Jakes model simplified the all angle inputs (oscillators) to a quadrant input (oscillators). The in-phase and quadrature components of each oscillator are cos(be_n) and sin(be_n). So the x-corr of I-Q is zero by the orthogonality.
The difference of Den't paper with Jakes' 1974 paper is using Walsh function in the azimuth domain to achieve orthogonality between waves (delay paths). So delay paths satisfies statistical independent, that actually is achieved by azimuth orthogonality.
In summary, there are three types of orthogonalities that are used in Dent Model.
- Oscillator orthogonality: cos(w_1 t), cos(w_2 t), ... are orthogonal if w_1 is not equal to w_2. This is true when the running time is larger than the largest period (smallest frequency).
- Azimuth orthogonal: waves inner product has oscillator components in all angle. By azimuth orthogonal functions, the inner product is zero.
- I-Q orthogonality: similar to Azimuth orthogonal, IQ are selected to be cos and sin.
Given the three orthogonalities, it is obvious that Li-Guan's 2000 IEEE paper is incorrect.

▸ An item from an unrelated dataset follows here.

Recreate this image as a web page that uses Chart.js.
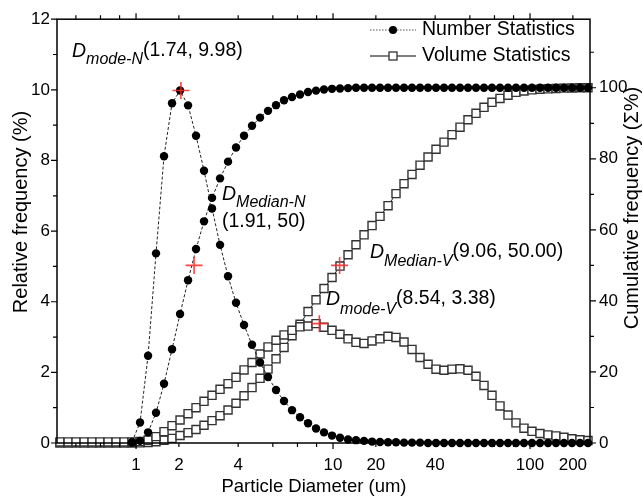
<!DOCTYPE html>
<html>
<head>
<meta charset="utf-8">
<script src="https://cdn.jsdelivr.net/npm/chart.js@4.4.0/dist/chart.umd.min.js"></script>
<style>
  html, body { margin: 0; padding: 0; background: #fff; }
</style>
</head>
<body>
<canvas id="myChart" width="643" height="501"></canvas>
<script>
// particle size bins (um)
const diameters = [
  0.411, 0.452, 0.496, 0.545, 0.598, 0.656, 0.721, 0.792, 0.869, 0.954,
  1.048, 1.151, 1.263, 1.387, 1.523, 1.673, 1.837, 2.016, 2.214, 2.431,
  2.670, 2.931, 3.218, 3.534, 3.880, 4.261, 4.677, 5.136, 5.640, 6.192,
  6.800, 7.467, 8.198, 9.000, 9.883, 10.85, 11.92, 13.08, 14.37, 15.78,
  17.32, 19.02, 20.88, 22.93, 25.17, 27.65, 30.36, 33.33, 36.60, 40.18,
  44.12, 48.44, 53.19, 58.40, 64.12, 70.41, 77.31, 84.88, 93.20, 102.3,
  112.4, 123.4, 135.5, 148.7, 163.3, 179.3, 196.9
];

// number statistics: relative frequency (%) and cumulative (%)
const numberFreq = [
  null, null, null, null, null, null, null, null, null, 0.03,
  0.58, 2.47, 5.37, 8.12, 9.62, 9.98, 9.56, 8.70, 7.71, 6.64,
  5.61, 4.72, 3.97, 3.34, 2.78, 2.28, 1.87, 1.50, 1.19, 0.93,
  0.73, 0.56, 0.41, 0.30, 0.21, 0.15, 0.10, 0.08, 0.06, 0.04,
  0.03, 0.02, 0.02, 0.01, 0.01, 0.01, 0, 0, 0, 0,
  0, 0, 0, 0, 0, 0, 0, 0, 0, 0,
  0, 0, 0, 0, 0, 0, 0
];
const numberCum = [
  null, null, null, null, null, null, null, null, null, 0.03,
  0.6, 3.0, 8.5, 16.7, 26.4, 36.3, 45.8, 54.6, 62.4, 69.0,
  74.5, 79.2, 83.2, 86.5, 89.3, 91.6, 93.5, 95.1, 96.5, 97.4,
  98.1, 98.8, 99.2, 99.5, 99.7, 99.8, 99.9, 100, 100, 100,
  100, 100, 100, 100, 100, 100, 100, 100, 100, 100,
  100, 100, 100, 100, 100, 100, 100, 100, 100, 100,
  100, 100, 100, 100, 100, 100, 100
];

// volume statistics
const volumeFreq = [
  0.03, 0.03, 0.03, 0.03, 0.03, 0.03, 0.03, 0.03, 0.03, 0.03,
  0.04, 0.08, 0.18, 0.32, 0.49, 0.65, 0.83, 1.00, 1.18, 1.35,
  1.52, 1.68, 1.86, 2.07, 2.28, 2.52, 2.72, 2.91, 3.06, 3.19,
  3.29, 3.31, 3.38, 3.28, 3.19, 3.08, 2.95, 2.85, 2.82, 2.89,
  2.95, 3.02, 2.99, 2.86, 2.65, 2.42, 2.23, 2.09, 2.06, 2.09,
  2.10, 2.06, 1.89, 1.63, 1.35, 1.05, 0.79, 0.57, 0.42, 0.33,
  0.27, 0.23, 0.20, 0.16, 0.12, 0.09, 0.07
];
const volumeCum = [
  0, 0, 0, 0, 0, 0, 0, 0, 0, 0,
  0.05, 0.15, 0.35, 0.8, 1.3, 2.1, 2.9, 3.8, 5.0, 6.3,
  7.7, 9.3, 11.2, 13.3, 15.6, 18.2, 20.8, 23.7, 26.9, 30.2,
  33.4, 37.0, 40.3, 43.5, 46.6, 49.8, 53.0, 55.8, 58.6, 61.2,
  63.8, 66.8, 70.2, 73.0, 75.6, 78.2, 80.5, 82.7, 84.7, 86.8,
  88.9, 91.0, 92.8, 94.5, 95.9, 97.0, 97.9, 98.7, 99.1, 99.4,
  99.6, 99.7, 99.8, 99.9, 99.95, 100, 100
];

// red + markers [diameter, value]
const modeN = [1.69, 9.98];
const modeV = [8.52, 3.38];
const medianN = [1.97, 50];
const medianV = [10.8, 50];

// axis ticks
const xTickValues = [0.495, 0.66, 0.825, 1, 1.65, 3.3, 4.95, 6.6, 8.25, 10, 16.5, 33, 49.5, 66, 82.5, 100, 165];
const xMajor = [1, 10, 100];
const xTickLabels = { 1: '1', 1.65: '2', 3.3: '4', 10: '10', 16.5: '20', 33: '40', 100: '100', 165: '200' };
const leftTicks = [0, 2, 4, 6, 8, 10, 12];
const rightTicks = [0, 20, 40, 60, 80, 100];

const FONT = '"Liberation Sans", Arial, sans-serif';
Chart.defaults.font.family = FONT;
Chart.defaults.color = '#000';

const pts = arr => diameters.map((d, i) => ({ x: d, y: arr[i] }));

// cadre, graduations, titres, legende et annotations
const decorations = {
  id: 'decorations',
  afterDraw(chart) {
    const ctx = chart.ctx;
    const a = chart.chartArea;
    const sx = chart.scales.x, sy = chart.scales.y, sy2 = chart.scales.y2;
    ctx.save();
    ctx.strokeStyle = '#000';
    ctx.lineWidth = 1.5;
    ctx.strokeRect(a.left, a.top, a.right - a.left, a.bottom - a.top);

    ctx.lineWidth = 1.2;
    ctx.beginPath();
    xTickValues.forEach(v => {
      const px = sx.getPixelForValue(v);
      const len = xMajor.includes(v) ? 6 : 4;
      ctx.moveTo(px, a.bottom); ctx.lineTo(px, a.bottom + len);
      ctx.moveTo(px, a.top); ctx.lineTo(px, a.top - len);
    });
    for (let v = 0; v <= 12; v++) {
      const py = sy.getPixelForValue(v);
      ctx.moveTo(a.left, py); ctx.lineTo(a.left - (v % 2 ? 4 : 6), py);
    }
    for (let v = 0; v <= 110; v += 10) {
      const py = sy2.getPixelForValue(v);
      ctx.moveTo(a.right, py); ctx.lineTo(a.right + (v % 20 ? 4 : 6), py);
    }
    ctx.stroke();

    // axis titles
    ctx.fillStyle = '#000';
    ctx.textAlign = 'center';
    ctx.textBaseline = 'alphabetic';
    ctx.font = '18.5px ' + FONT;
    ctx.fillText('Particle Diameter (um)', 314, 492);
    ctx.textBaseline = 'middle';
    ctx.font = '20px ' + FONT;
    ctx.save();
    ctx.translate(21.5, 212);
    ctx.rotate(-Math.PI / 2);
    ctx.fillText('Relative frequency (%)', 0, 0);
    ctx.restore();
    ctx.save();
    ctx.translate(632, 208);
    ctx.rotate(-Math.PI / 2);
    ctx.fillText('Cumulative frequency (\u03A3%)', 0, 0);
    ctx.restore();

    // legend
    const rows = [
      { text: 'Number Statistics', y: 30, dash: [1.5, 1.5], color: '#555', style: 'circle' },
      { text: 'Volume Statistics', y: 56, dash: [], color: '#000', style: 'rect' }
    ];
    rows.forEach(r => {
      ctx.strokeStyle = r.color;
      ctx.lineWidth = 1;
      ctx.setLineDash(r.dash);
      ctx.beginPath();
      ctx.moveTo(370, r.y); ctx.lineTo(416, r.y);
      ctx.stroke();
      ctx.setLineDash([]);
      if (r.style === 'circle') {
        ctx.fillStyle = '#000';
        ctx.beginPath(); ctx.arc(393, r.y, 4, 0, Math.PI * 2); ctx.fill();
      } else {
        ctx.fillStyle = '#fff';
        ctx.strokeStyle = '#333';
        ctx.lineWidth = 1.3;
        ctx.fillRect(389, r.y - 4, 8, 8);
        ctx.strokeRect(389, r.y - 4, 8, 8);
      }
      ctx.fillStyle = '#000';
      ctx.textAlign = 'left';
      ctx.textBaseline = 'middle';
      ctx.font = '19.5px ' + FONT;
      ctx.fillText(r.text, 422, r.y);
    });

    // D labels
    ctx.textBaseline = 'alphabetic';
    ctx.textAlign = 'left';
    function dLabel(x, y, sub, subDy, rest) {
      ctx.font = 'italic 19.5px ' + FONT;
      ctx.fillText('D', x, y);
      let cx = x + ctx.measureText('D').width;
      ctx.font = 'italic 16px ' + FONT;
      ctx.fillText(sub, cx, y + subDy);
      cx += ctx.measureText(sub).width;
      if (rest) {
        ctx.font = '19.5px ' + FONT;
        ctx.fillText(rest, cx, y - 1);
      }
    }
    dLabel(72, 57, 'mode-N', 7, '(1.74, 9.98)');
    dLabel(222, 200, 'Median-N', 7, '');
    ctx.font = '19.5px ' + FONT;
    ctx.fillText('(1.91, 50)', 222, 227);
    dLabel(370, 258, 'Median-V', 8, '(9.06, 50.00)');
    dLabel(326, 305, 'mode-V', 9, '(8.54, 3.38)');
    ctx.restore();
  }
};

const markStyle = {
  showLine: false,
  pointStyle: 'cross',
  pointRadius: 8.5,
  pointBorderColor: 'rgba(255,35,35,0.85)',
  pointBorderWidth: 1.6,
  borderColor: 'rgba(255,35,35,0.85)'
};

const ctx = document.getElementById('myChart').getContext('2d');
const myChart = new Chart(ctx, {
  type: 'line',
  data: {
    datasets: [
      Object.assign({ label: 'marks left', yAxisID: 'y',
        data: [{ x: modeN[0], y: modeN[1] }, { x: modeV[0], y: modeV[1] }] }, markStyle),
      Object.assign({ label: 'marks right', yAxisID: 'y2',
        data: [{ x: medianN[0], y: medianN[1] }, { x: medianV[0], y: medianV[1] }] }, markStyle),
      {
        label: 'Number frequency', yAxisID: 'y', data: pts(numberFreq),
        borderColor: '#222', borderWidth: 1, borderDash: [3, 2],
        pointStyle: 'circle', pointRadius: 4.2, pointBackgroundColor: '#000', pointBorderWidth: 0
      },
      {
        label: 'Number cumulative', yAxisID: 'y2', data: pts(numberCum),
        borderColor: '#222', borderWidth: 1, borderDash: [3, 2],
        pointStyle: 'circle', pointRadius: 4.2, pointBackgroundColor: '#000', pointBorderWidth: 0
      },
      {
        label: 'Volume frequency', yAxisID: 'y', data: pts(volumeFreq),
        borderColor: '#222', borderWidth: 1,
        pointStyle: 'rect', pointRadius: 5.7, pointBackgroundColor: '#fff',
        pointBorderColor: '#333', pointBorderWidth: 1.4
      },
      {
        label: 'Volume cumulative', yAxisID: 'y2', data: pts(volumeCum),
        borderColor: '#222', borderWidth: 1,
        pointStyle: 'rect', pointRadius: 5.7, pointBackgroundColor: '#fff',
        pointBorderColor: '#333', pointBorderWidth: 1.4
      }
    ]
  },
  options: {
    responsive: false,
    animation: false,
    clip: false,
    elements: { line: { tension: 0 } },
    layout: { padding: { top: 16, left: 0, right: 0, bottom: 0 } },
    plugins: { legend: { display: false }, tooltip: { enabled: false } },
    scales: {
      x: {
        type: 'logarithmic', min: 0.397, max: 201.6,
        afterBuildTicks: s => { s.ticks = xTickValues.map(v => ({ value: v })); },
        afterFit: s => { s.height = 58; },
        grid: { display: false, drawTicks: false },
        border: { display: false },
        ticks: {
          autoSkip: false, maxRotation: 0, padding: 12,
          font: { size: 17 },
          callback: v => xTickLabels[v] || ''
        }
      },
      y: {
        position: 'left', min: 0, max: 12,
        afterBuildTicks: s => { s.ticks = leftTicks.map(v => ({ value: v })); },
        afterFit: s => { s.width = 57; },
        grid: { display: false, drawTicks: false },
        border: { display: false },
        ticks: { padding: 7, font: { size: 17 } }
      },
      y2: {
        position: 'right', min: 0, max: 119.3,
        afterBuildTicks: s => { s.ticks = rightTicks.map(v => ({ value: v })); },
        afterFit: s => { s.width = 53; },
        grid: { display: false, drawTicks: false },
        border: { display: false },
        ticks: { padding: 9, font: { size: 17 } }
      }
    }
  },
  plugins: [decorations]
});
</script>
</body>
</html>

The azimuth orthogonality is not achieved because the author selected half cycle is as azimuth function. The right theta should be 2*pi*n*j/N0. The paper missed the 2 factor.
The good thing of the paper is that the angle amplitude is not +-1 as Dent model. The azimuth amplitude is distributed over a range, that matches the better assumption that the amplitude distribution around the angle.
Issues in simulation:
- The running time must be long enough to achieve oscillator orthogonality. The smallest angular frequency is wm * cos (al_n). al_n is close to pi/2 when n --> N0. The smaller angular frequency has longer period of time. The upshot is if we set N0 too big, the last few oscillator needs very long period to be orthogonal.
- Random phase: the random phase can be included in the oscillator, as Dent model. Li-Guan's model used incorrect j*pi/4. That loses the flexibility of random phase in the oscillator.